We are the ones deciding to suffer. And at some point, as we approach self-realization, we will uncover this important truth: we deliberately suffer. We don’t have to. But we choose it. We hold onto destructive attitudes out of spite, stubbornness or resistance, or maybe we just want to punish someone—life, perhaps, or our parents—for not letting us have our way.
This childish spitefulness and stubbornness, it’s always in there somewhere. Each one of us has a dose of it. That’s the part of us that is clinging to suffering. Even when we’re aware of it, we won’t give it up. We see the way to freedom down a suffer-free route, but we go kicking and screaming. It can be a long time before we pull up our knee socks and turn to go in the right direction.
It’s as though we think it’s safer to suffer. This of course is highly illogical so we shove it down into our unconscious. Then our brilliant conscious minds glorify this into a religious command coming from a god that says: Yes, we should suffer because it’s good for us! Sheesh.
Let’s be clear, it is a whole other matter that mankind can, if we want to, turn suffering into something fruitful. But first we start with choosing the suffering. Constantly. All the time. The most fruitful part of this whole deal is the moment we see ourselves choosing it, on purpose. Right then, we can become ready to give this charade up. But not a moment before.
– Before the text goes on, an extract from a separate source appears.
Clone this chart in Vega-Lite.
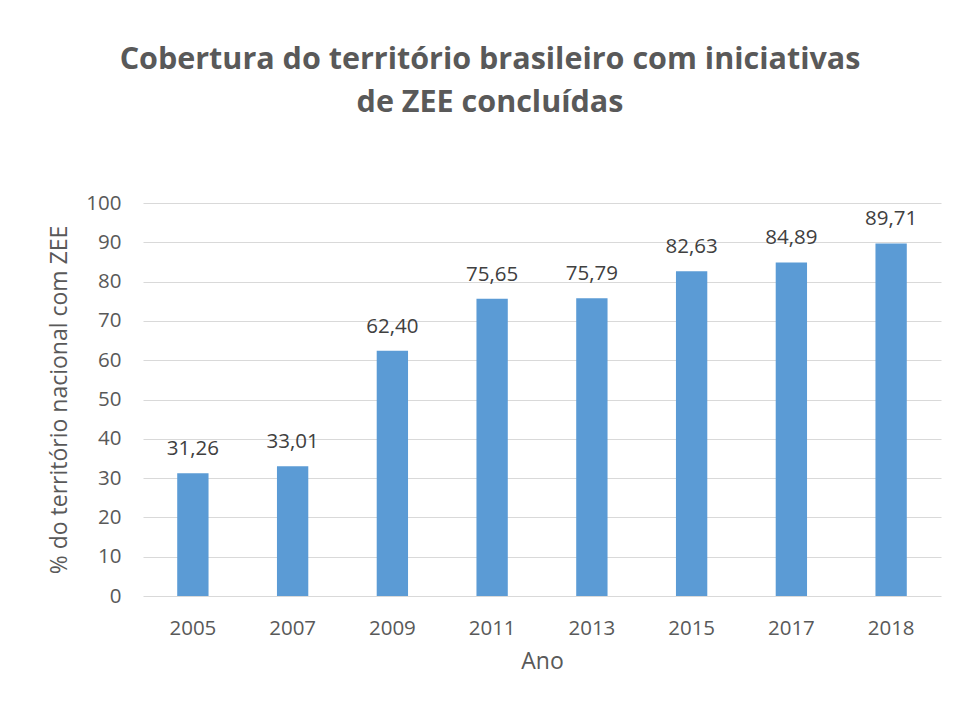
{
  "$schema": "https://vega.github.io/schema/vega-lite/v6.json",
  "width": 798,
  "height": 393,
  "autosize": {"type": "none"},
  "padding": {"left": 143, "top": 203, "right": 16, "bottom": 110},
  "background": "white",
  "title": {
    "text": ["Cobertura do território brasileiro com iniciativas", "de ZEE concluídas"],
    "anchor": "middle",
    "frame": "group",
    "dx": -52,
    "offset": 75,
    "font": "Open Sans",
    "fontSize": 30.5,
    "fontWeight": "bold",
    "color": "#595959",
    "lineHeight": 43
  },
  "data": {
    "values": [
      {"ano": "2005", "valor": 31.26},
      {"ano": "2007", "valor": 33.01},
      {"ano": "2009", "valor": 62.40},
      {"ano": "2011", "valor": 75.65},
      {"ano": "2013", "valor": 75.79},
      {"ano": "2015", "valor": 82.63},
      {"ano": "2017", "valor": 84.89},
      {"ano": "2018", "valor": 89.71}
    ]
  },
  "encoding": {
    "x": {
      "field": "ano",
      "type": "nominal",
      "sort": null,
      "scale": {"paddingInner": 0.686, "paddingOuter": 0.343},
      "axis": {
        "title": "Ano",
        "labelAngle": 0,
        "domain": false,
        "ticks": false,
        "labelPadding": 22,
        "titlePadding": 12
      }
    },
    "y": {
      "field": "valor",
      "type": "quantitative",
      "scale": {"domain": [0, 100], "nice": false},
      "axis": {
        "title": "% do território nacional com ZEE",
        "values": [0, 10, 20, 30, 40, 50, 60, 70, 80, 90, 100],
        "domain": false,
        "ticks": false,
        "labelPadding": 22,
        "titlePadding": 14,
        "gridColor": "#D9D9D9",
        "gridWidth": 1
      }
    }
  },
  "layer": [
    {"mark": {"type": "bar", "color": "#5B9BD5"}},
    {
      "mark": {"type": "text", "baseline": "alphabetic", "dy": -18, "font": "Open Sans", "fontSize": 20.5, "color": "#404040"},
      "encoding": {"text": {"field": "valor", "type": "quantitative", "format": ".2f"}}
    }
  ],
  "config": {
    "locale": {"number": {"decimal": ",", "thousands": ".", "grouping": [3], "currency": ["R$", ""]}},
    "view": {"stroke": null},
    "axis": {
      "labelFont": "Open Sans",
      "labelFontSize": 20.5,
      "labelColor": "#595959",
      "titleFont": "Open Sans",
      "titleFontSize": 23,
      "titleFontWeight": "normal",
      "titleColor": "#595959"
    },
    "axisX": {"grid": false}
  }
}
For many, this is a whacky concept. But if we travel deep into our souls, we’ll find this isn’t a theory. Nothing presented here is a theory. We can know this to be true once we find these pieces within ourselves—if we are willing to go this way, courageously and with an open mind.
The way forward is not through accepting this as a mental concept. We have to experience all this as a living reality within ourselves. That can only come through the clearing of our personal blocks. We must understand them and transcend them by fully facing them.
We can’t experience the great freedoms and riches of the universe with our ego self. No, we must be integrated with our greater self—our real, divine self. That happens as a byproduct of doing the work of self-development. Over time, we will organically come to live more and more in our original state.